An unidentified committee speaker moved the Senate Committee on Banking, Housing, and Urban Affairs into executive session to consider President Trump's nominees for leadership roles at Ginnie Mae, the FHA, the FDIC and the U.S. Mint and urged the committee to advance the nominations to the full Senate.

An unidentified speaker opened an executive session of the Senate Committee on Banking, Housing, and Urban Affairs to consider a slate of President Trump's nominees to leadership posts in housing finance and financial regulators.
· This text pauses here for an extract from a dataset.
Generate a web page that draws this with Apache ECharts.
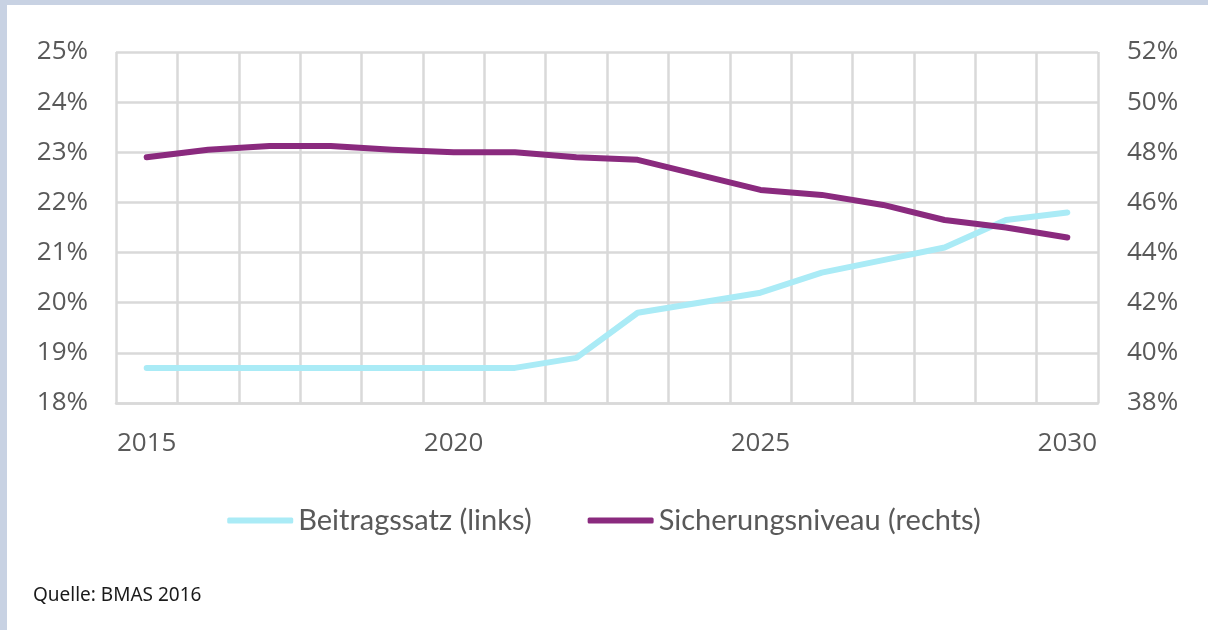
<!DOCTYPE html>
<html>
<head>
<meta charset="utf-8">
<script src="https://cdn.jsdelivr.net/npm/echarts@6/dist/echarts.min.js"></script>
<style>
  html, body { margin: 0; padding: 0; background: #fff; }
  #bandTop { position: absolute; left: 0; top: 0; width: 1208px; height: 5px; background: #c8d2e3; }
  #bandLeft { position: absolute; left: 0; top: 0; width: 7px; height: 630px; background: #c8d2e3; }
  #chart { position: absolute; left: 0; top: 0; width: 1208px; height: 630px; }
</style>
</head>
<body>
<div id="bandTop"></div>
<div id="bandLeft"></div>
<div id="chart"></div>
<script>
// Jahre
const years = ['2015', '2016', '2017', '2018', '2019', '2020', '2021', '2022',
  '2023', '2024', '2025', '2026', '2027', '2028', '2029', '2030'];
// Beitragssatz (links), in %
const beitragssatz = [18.7, 18.7, 18.7, 18.7, 18.7, 18.7, 18.7, 18.9,
  19.8, 20.0, 20.2, 20.6, 20.85, 21.1, 21.65, 21.8];
// Sicherungsniveau (rechts), in %
const sicherungsniveau = [47.8, 48.1, 48.25, 48.25, 48.1, 48.0, 48.0, 47.8,
  47.7, 47.1, 46.5, 46.3, 45.9, 45.3, 45.0, 44.6];

const gridColor = '#d9d9d9';
const labelColor = '#595959';
const axisFont = 'Open Sans';

let chart = echarts.init(document.getElementById('chart'));
chart.setOption({
  animation: false,
  title: {
    text: 'Quelle: BMAS 2016',
    left: 28,
    top: 581,
    textStyle: {
      fontFamily: 'Noto Sans',
      fontSize: 19,
      fontWeight: 'normal',
      color: '#1a1a1a',
    },
  },
  legend: {
    bottom: 90,
    left: 'center',
    icon: 'roundRect',
    itemWidth: 66,
    itemHeight: 6,
    itemGap: 56,
    textStyle: {
      fontFamily: 'Lato',
      fontSize: 29,
      color: labelColor,
    },
    data: ['Beitragssatz (links)', 'Sicherungsniveau (rechts)'],
  },
  grid: {
    left: 116,
    right: 110,
    top: 52,
    bottom: 227,
  },
  xAxis: {
    type: 'category',
    data: years,
    boundaryGap: true,
    axisLine: {lineStyle: {color: gridColor, width: 2.5}},
    axisTick: {show: false},
    axisLabel: {
      interval: 4,
      margin: 28,
      color: labelColor,
      fontFamily: axisFont,
      fontSize: 26,
    },
    splitLine: {
      show: true,
      interval: 0,
      lineStyle: {color: gridColor, width: 2.5},
    },
  },
  yAxis: [{
    type: 'value',
    min: 18,
    max: 25,
    interval: 1,
    position: 'left',
    axisLine: {show: false},
    axisTick: {show: false},
    axisLabel: {
      margin: 28,
      color: labelColor,
      fontFamily: axisFont,
      fontSize: 26,
      formatter: '{value}%',
    },
    splitLine: {lineStyle: {color: gridColor, width: 2.5}},
  }, {
    type: 'value',
    min: 38,
    max: 52,
    interval: 2,
    position: 'right',
    axisLine: {show: false},
    axisTick: {show: false},
    axisLabel: {
      margin: 29,
      color: labelColor,
      fontFamily: axisFont,
      fontSize: 26,
      formatter: '{value}%',
    },
    splitLine: {show: false},
  }],
  series: [{
    name: 'Beitragssatz (links)',
    type: 'line',
    yAxisIndex: 0,
    data: beitragssatz,
    symbol: 'none',
    color: '#aaebf6',
    lineStyle: {width: 6, color: '#aaebf6', cap: 'round', join: 'round'},
  }, {
    name: 'Sicherungsniveau (rechts)',
    type: 'line',
    yAxisIndex: 1,
    data: sicherungsniveau,
    symbol: 'none',
    color: '#8a2a7e',
    lineStyle: {width: 6, color: '#8a2a7e', cap: 'round', join: 'round'},
  }],
});
</script>
</body>
</html>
The speaker said the nominees — named in the session as Joseph Gormley for Ginnie Mae, Frank Cassidy for the Federal Housing Administration (FHA), Travis Hill for a senior role at the Federal Deposit Insurance Corporation (FDIC), and Paul Hollis for director of the United States Mint — would be essential to "maintaining the strength and stability of critical American institutions." The speaker added that confirmed leaders are needed to make decisions that affect "families, small businesses, and communities across our nation." (Unidentified Speaker)

Why it matters: The committee's consideration covers agencies that shape mortgage markets and banking oversight. In the session the speaker argued that advancing the nominations would help preserve access to housing finance and support homeownership. The speaker said, "Safe and affordable housing is foundational to the American dream." (Unidentified Speaker)

Details from the session: The speaker described Gormley and Cassidy as bringing "deep expertise" to Ginnie Mae and the FHA and said their leadership would "help ensure that housing finance remains accessible and sustainable." On the FDIC nominee the speaker said the nominee's prior experience, including work at the FDIC and service on this committee, made the nominee qualified and stated the nominee would work on "eliminating the toxic workplace culture that existed under the prior FDIC leadership." The speaker also described the Mint director role as one that "will oversee the production integrity of our currency." (Unidentified Speaker)

The speaker framed confirmation as part of restoring government functions after what was called "the Democrat shutdown," and concluded by urging colleagues to "support moving these nominations to the full Senate." The transcript records the motion to go into executive session and the request to move nominations forward but does not record any roll-call vote, seconder or committee decision in the provided excerpt.

Next steps: The committee moved into executive session to consider the nominees; the transcript does not specify whether the nominations were reported favorably, whether a vote occurred in committee, or any scheduled date for a floor vote.